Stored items
------------------------------

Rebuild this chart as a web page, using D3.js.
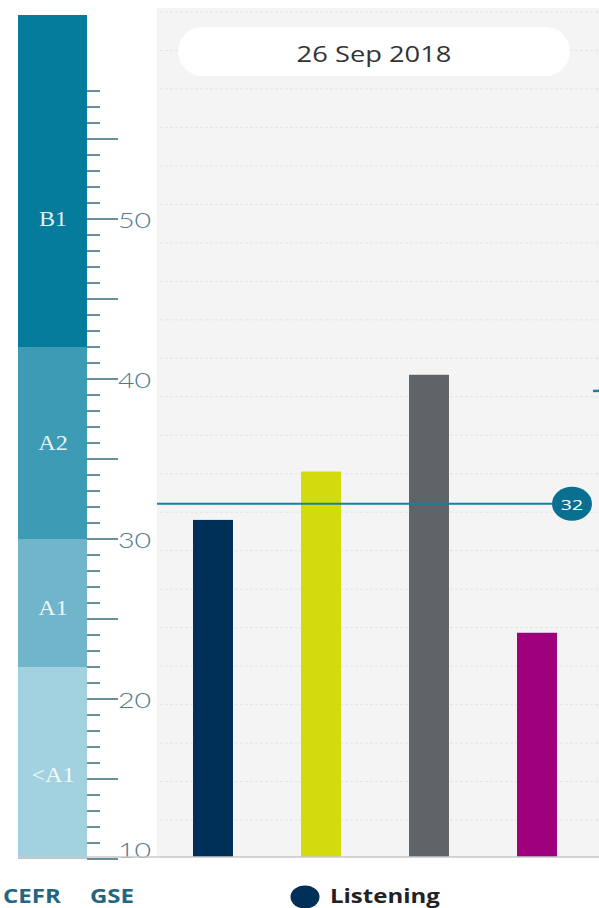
<!DOCTYPE html>
<html>
<head>
<meta charset="utf-8">
<script src="https://cdn.jsdelivr.net/npm/d3@7"></script>
<style>
  body { margin: 0; background: #fff; }
  svg { display: block; }
</style>
</head>
<body>
<div id="chart"></div>
<script>
// chart values
var skills = ["Listening", "Reading", "Speaking", "Writing"];
var scores = [31, 34, 40, 24];
var barColors = ["#003057", "#d2db0e", "#5f6468", "#9e007e"];
var targetScore = 32;
var sideMarker = 39;
var dateLabel = "26 Sep 2018";

var cefrLevels = ["<A1", "A1", "A2", "B1"];
var cefrFrom = [10, 22, 30, 42];
var cefrTo = [22, 30, 42, 62.75];
var cefrColors = ["#a2d2df", "#71b5ca", "#3d9bb6", "#067c9d"];
var gseLabels = [10, 20, 30, 40, 50];

var width = 599, height = 908;
var stretch = 1.3; // text in the original is drawn wider than tall

var svg = d3.select("#chart")
    .append("svg")
    .attr("width", width)
    .attr("height", height);

// GSE scale on the left and the scale of the bar plot
var yGse = d3.scaleLinear().domain([10, 62.75]).range([859, 15]);
var yPlot = d3.scaleLinear().domain([10, 62.5]).range([858.5, 12]);
var x = d3.scaleBand()
    .domain(skills)
    .range([159, 591])
    .paddingInner(0.63)
    .paddingOuter(0.315);

var baseY = 857;

// plot background
svg.append("rect")
    .attr("x", 157)
    .attr("y", 8)
    .attr("width", width - 157)
    .attr("height", baseY - 8)
    .attr("fill", "#f4f4f4");

// dashed grid
var gridVals = d3.range(0, 23).map(function (i) {
    return 10 + i * (52.5 / 22);
});
svg.append("g")
    .selectAll("line")
    .data(gridVals.slice(1))
    .enter()
    .append("line")
    .attr("x1", 160)
    .attr("x2", width)
    .attr("y1", function (d) { return yPlot(d); })
    .attr("y2", function (d) { return yPlot(d); })
    .attr("stroke", "#e3e3e3")
    .attr("stroke-dasharray", "3,2");

// date pill
svg.append("rect")
    .attr("x", 178)
    .attr("y", 27)
    .attr("width", 392)
    .attr("height", 49)
    .attr("rx", 24.5)
    .attr("fill", "#fff");

svg.append("text")
    .attr("transform", "translate(374,62) scale(" + stretch + ",1)")
    .attr("text-anchor", "middle")
    .attr("font-family", "'Open Sans', sans-serif")
    .attr("font-size", 21)
    .attr("fill", "#333")
    .text(dateLabel);

// CEFR column
var cefr = svg.append("g");
cefr.selectAll("rect")
    .data(cefrLevels)
    .enter()
    .append("rect")
    .attr("x", 18)
    .attr("width", 69)
    .attr("y", function (d, i) { return yGse(cefrTo[i]); })
    .attr("height", function (d, i) { return yGse(cefrFrom[i]) - yGse(cefrTo[i]); })
    .attr("fill", function (d, i) { return cefrColors[i]; });

cefr.selectAll("text")
    .data(cefrLevels)
    .enter()
    .append("text")
    .attr("transform", function (d, i) {
        var mid = (cefrFrom[i] + Math.min(cefrTo[i], 58)) / 2;
        var ty = yGse(mid) + (i === 0 ? 12 : i === 1 ? 5 : 0);
        return "translate(53," + ty + ") scale(1.15,1)";
    })
    .attr("text-anchor", "middle")
    .attr("dominant-baseline", "central")
    .attr("font-family", "'Liberation Serif', 'DejaVu Serif', serif")
    .attr("font-size", 21)
    .attr("fill", "#fff")
    .attr("fill-opacity", 0.9)
    .text(function (d) { return d; });

// GSE ticks
var tickVals = d3.range(10, 59);
var ticks = svg.append("g");
ticks.selectAll("line")
    .data(tickVals)
    .enter()
    .append("line")
    .attr("x1", 87)
    .attr("x2", function (d) { return d % 5 === 0 ? 118 : 100; })
    .attr("y1", function (d) { return yGse(d); })
    .attr("y2", function (d) { return yGse(d); })
    .attr("stroke", "#4f7b8b")
    .attr("stroke-width", 1.7);

ticks.selectAll("text")
    .data(gseLabels)
    .enter()
    .append("text")
    .attr("transform", function (d) {
        var ty = d === 10 ? yGse(d) - 10 : yGse(d);
        return "translate(118," + ty + ") scale(" + stretch + ",1)";
    })
    .attr("dominant-baseline", "central")
    .attr("font-family", "Lato, 'Open Sans', sans-serif")
    .attr("font-weight", 300)
    .attr("font-size", 22)
    .attr("fill", "#4f7b8b")
    .text(function (d) { return d; });

// bars
svg.append("g")
    .selectAll("rect")
    .data(scores)
    .enter()
    .append("rect")
    .attr("x", function (d, i) { return x(skills[i]); })
    .attr("width", x.bandwidth())
    .attr("y", function (d) { return yPlot(d); })
    .attr("height", function (d) { return baseY - yPlot(d); })
    .attr("fill", function (d, i) { return barColors[i]; });

// bottom rule
svg.append("line")
    .attr("x1", 18)
    .attr("x2", width)
    .attr("y1", baseY)
    .attr("y2", baseY)
    .attr("stroke", "#c9c9c9")
    .attr("stroke-width", 1.5);

// target line with badge
svg.append("line")
    .attr("x1", 157)
    .attr("x2", 556)
    .attr("y1", yPlot(targetScore))
    .attr("y2", yPlot(targetScore))
    .attr("stroke", "#1a7fa3")
    .attr("stroke-width", 2);

svg.append("ellipse")
    .attr("cx", 572)
    .attr("cy", yPlot(targetScore))
    .attr("rx", 20)
    .attr("ry", 17)
    .attr("fill", "#0a6f91");

svg.append("text")
    .attr("transform", "translate(572," + yPlot(targetScore) + ") scale(" + stretch + ",1)")
    .attr("text-anchor", "middle")
    .attr("dominant-baseline", "central")
    .attr("font-family", "'Open Sans', sans-serif")
    .attr("font-size", 15)
    .attr("fill", "#fff")
    .text(targetScore);

svg.append("line")
    .attr("x1", 593)
    .attr("x2", width)
    .attr("y1", yPlot(sideMarker))
    .attr("y2", yPlot(sideMarker))
    .attr("stroke", "#1a7fa3")
    .attr("stroke-width", 2.5);

// axis titles
var titles = [["CEFR", 3], ["GSE", 90]];
svg.selectAll(".axis-title")
    .data(titles)
    .enter()
    .append("text")
    .attr("class", "axis-title")
    .attr("transform", function (d) { return "translate(" + d[1] + ",903) scale(1.2,1)"; })
    .attr("font-family", "'Open Sans', sans-serif")
    .attr("font-weight", "bold")
    .attr("font-size", 20)
    .attr("fill", "#24667f")
    .text(function (d) { return d[0]; });

// legend
svg.append("ellipse")
    .attr("cx", 305)
    .attr("cy", 897)
    .attr("rx", 14.5)
    .attr("ry", 11.5)
    .attr("fill", barColors[0]);

svg.append("text")
    .attr("transform", "translate(330,903) scale(1.2,1)")
    .attr("font-family", "'Open Sans', sans-serif")
    .attr("font-weight", "bold")
    .attr("font-size", 20)
    .attr("fill", "#222")
    .text(skills[0]);
</script>
</body>
</html>
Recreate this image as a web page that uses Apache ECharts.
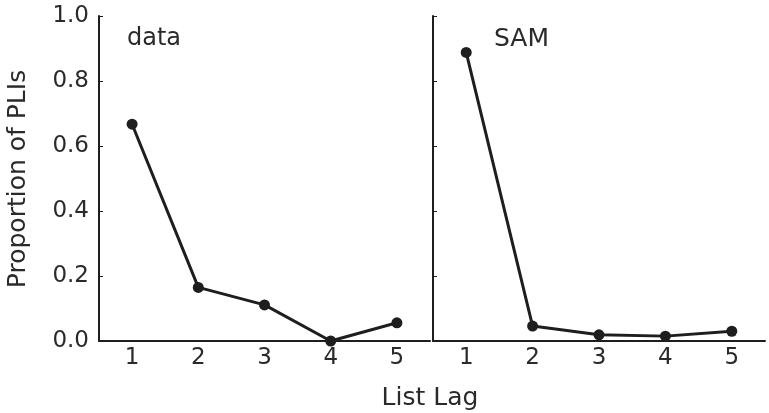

------------------------------

**Goal of the exercise**: Pictures stay out of the copy; please restate every record above exactly.

**Result of the task**:
Rebuild this chart as a web page, using D3.js.
<!DOCTYPE html>
<html>
<head>
<meta charset="utf-8">
<script src="https://cdn.jsdelivr.net/npm/d3@7"></script>
<style>
  body { margin: 0; background: #fff; }
  svg { display: block; }
</style>
</head>
<body>
<div id="chart"></div>
<script>
// chart values
var skills = ["Listening", "Reading", "Speaking", "Writing"];
var scores = [31, 34, 40, 24];
var barColors = ["#003057", "#d2db0e", "#5f6468", "#9e007e"];
var targetScore = 32;
var sideMarker = 39;
var dateLabel = "26 Sep 2018";

var cefrLevels = ["<A1", "A1", "A2", "B1"];
var cefrFrom = [10, 22, 30, 42];
var cefrTo = [22, 30, 42, 62.75];
var cefrColors = ["#a2d2df", "#71b5ca", "#3d9bb6", "#067c9d"];
var gseLabels = [10, 20, 30, 40, 50];

var width = 599, height = 908;
var stretch = 1.3; // text in the original is drawn wider than tall

var svg = d3.select("#chart")
    .append("svg")
    .attr("width", width)
    .attr("height", height);

// GSE scale on the left and the scale of the bar plot
var yGse = d3.scaleLinear().domain([10, 62.75]).range([859, 15]);
var yPlot = d3.scaleLinear().domain([10, 62.5]).range([858.5, 12]);
var x = d3.scaleBand()
    .domain(skills)
    .range([159, 591])
    .paddingInner(0.63)
    .paddingOuter(0.315);

var baseY = 857;

// plot background
svg.append("rect")
    .attr("x", 157)
    .attr("y", 8)
    .attr("width", width - 157)
    .attr("height", baseY - 8)
    .attr("fill", "#f4f4f4");

// dashed grid
var gridVals = d3.range(0, 23).map(function (i) {
    return 10 + i * (52.5 / 22);
});
svg.append("g")
    .selectAll("line")
    .data(gridVals.slice(1))
    .enter()
    .append("line")
    .attr("x1", 160)
    .attr("x2", width)
    .attr("y1", function (d) { return yPlot(d); })
    .attr("y2", function (d) { return yPlot(d); })
    .attr("stroke", "#e3e3e3")
    .attr("stroke-dasharray", "3,2");

// date pill
svg.append("rect")
    .attr("x", 178)
    .attr("y", 27)
    .attr("width", 392)
    .attr("height", 49)
    .attr("rx", 24.5)
    .attr("fill", "#fff");

svg.append("text")
    .attr("transform", "translate(374,62) scale(" + stretch + ",1)")
    .attr("text-anchor", "middle")
    .attr("font-family", "'Open Sans', sans-serif")
    .attr("font-size", 21)
    .attr("fill", "#333")
    .text(dateLabel);

// CEFR column
var cefr = svg.append("g");
cefr.selectAll("rect")
    .data(cefrLevels)
    .enter()
    .append("rect")
    .attr("x", 18)
    .attr("width", 69)
    .attr("y", function (d, i) { return yGse(cefrTo[i]); })
    .attr("height", function (d, i) { return yGse(cefrFrom[i]) - yGse(cefrTo[i]); })
    .attr("fill", function (d, i) { return cefrColors[i]; });

cefr.selectAll("text")
    .data(cefrLevels)
    .enter()
    .append("text")
    .attr("transform", function (d, i) {
        var mid = (cefrFrom[i] + Math.min(cefrTo[i], 58)) / 2;
        var ty = yGse(mid) + (i === 0 ? 12 : i === 1 ? 5 : 0);
        return "translate(53," + ty + ") scale(1.15,1)";
    })
    .attr("text-anchor", "middle")
    .attr("dominant-baseline", "central")
    .attr("font-family", "'Liberation Serif', 'DejaVu Serif', serif")
    .attr("font-size", 21)
    .attr("fill", "#fff")
    .attr("fill-opacity", 0.9)
    .text(function (d) { return d; });

// GSE ticks
var tickVals = d3.range(10, 59);
var ticks = svg.append("g");
ticks.selectAll("line")
    .data(tickVals)
    .enter()
    .append("line")
    .attr("x1", 87)
    .attr("x2", function (d) { return d % 5 === 0 ? 118 : 100; })
    .attr("y1", function (d) { return yGse(d); })
    .attr("y2", function (d) { return yGse(d); })
    .attr("stroke", "#4f7b8b")
    .attr("stroke-width", 1.7);

ticks.selectAll("text")
    .data(gseLabels)
    .enter()
    .append("text")
    .attr("transform", function (d) {
        var ty = d === 10 ? yGse(d) - 10 : yGse(d);
        return "translate(118," + ty + ") scale(" + stretch + ",1)";
    })
    .attr("dominant-baseline", "central")
    .attr("font-family", "Lato, 'Open Sans', sans-serif")
    .attr("font-weight", 300)
    .attr("font-size", 22)
    .attr("fill", "#4f7b8b")
    .text(function (d) { return d; });

// bars
svg.append("g")
    .selectAll("rect")
    .data(scores)
    .enter()
    .append("rect")
    .attr("x", function (d, i) { return x(skills[i]); })
    .attr("width", x.bandwidth())
    .attr("y", function (d) { return yPlot(d); })
    .attr("height", function (d) { return baseY - yPlot(d); })
    .attr("fill", function (d, i) { return barColors[i]; });

// bottom rule
svg.append("line")
    .attr("x1", 18)
    .attr("x2", width)
    .attr("y1", baseY)
    .attr("y2", baseY)
    .attr("stroke", "#c9c9c9")
    .attr("stroke-width", 1.5);

// target line with badge
svg.append("line")
    .attr("x1", 157)
    .attr("x2", 556)
    .attr("y1", yPlot(targetScore))
    .attr("y2", yPlot(targetScore))
    .attr("stroke", "#1a7fa3")
    .attr("stroke-width", 2);

svg.append("ellipse")
    .attr("cx", 572)
    .attr("cy", yPlot(targetScore))
    .attr("rx", 20)
    .attr("ry", 17)
    .attr("fill", "#0a6f91");

svg.append("text")
    .attr("transform", "translate(572," + yPlot(targetScore) + ") scale(" + stretch + ",1)")
    .attr("text-anchor", "middle")
    .attr("dominant-baseline", "central")
    .attr("font-family", "'Open Sans', sans-serif")
    .attr("font-size", 15)
    .attr("fill", "#fff")
    .text(targetScore);

svg.append("line")
    .attr("x1", 593)
    .attr("x2", width)
    .attr("y1", yPlot(sideMarker))
    .attr("y2", yPlot(sideMarker))
    .attr("stroke", "#1a7fa3")
    .attr("stroke-width", 2.5);

// axis titles
var titles = [["CEFR", 3], ["GSE", 90]];
svg.selectAll(".axis-title")
    .data(titles)
    .enter()
    .append("text")
    .attr("class", "axis-title")
    .attr("transform", function (d) { return "translate(" + d[1] + ",903) scale(1.2,1)"; })
    .attr("font-family", "'Open Sans', sans-serif")
    .attr("font-weight", "bold")
    .attr("font-size", 20)
    .attr("fill", "#24667f")
    .text(function (d) { return d[0]; });

// legend
svg.append("ellipse")
    .attr("cx", 305)
    .attr("cy", 897)
    .attr("rx", 14.5)
    .attr("ry", 11.5)
    .attr("fill", barColors[0]);

svg.append("text")
    .attr("transform", "translate(330,903) scale(1.2,1)")
    .attr("font-family", "'Open Sans', sans-serif")
    .attr("font-weight", "bold")
    .attr("font-size", 20)
    .attr("fill", "#222")
    .text(skills[0]);
</script>
</body>
</html>
Recreate this image as a web page that uses Apache ECharts.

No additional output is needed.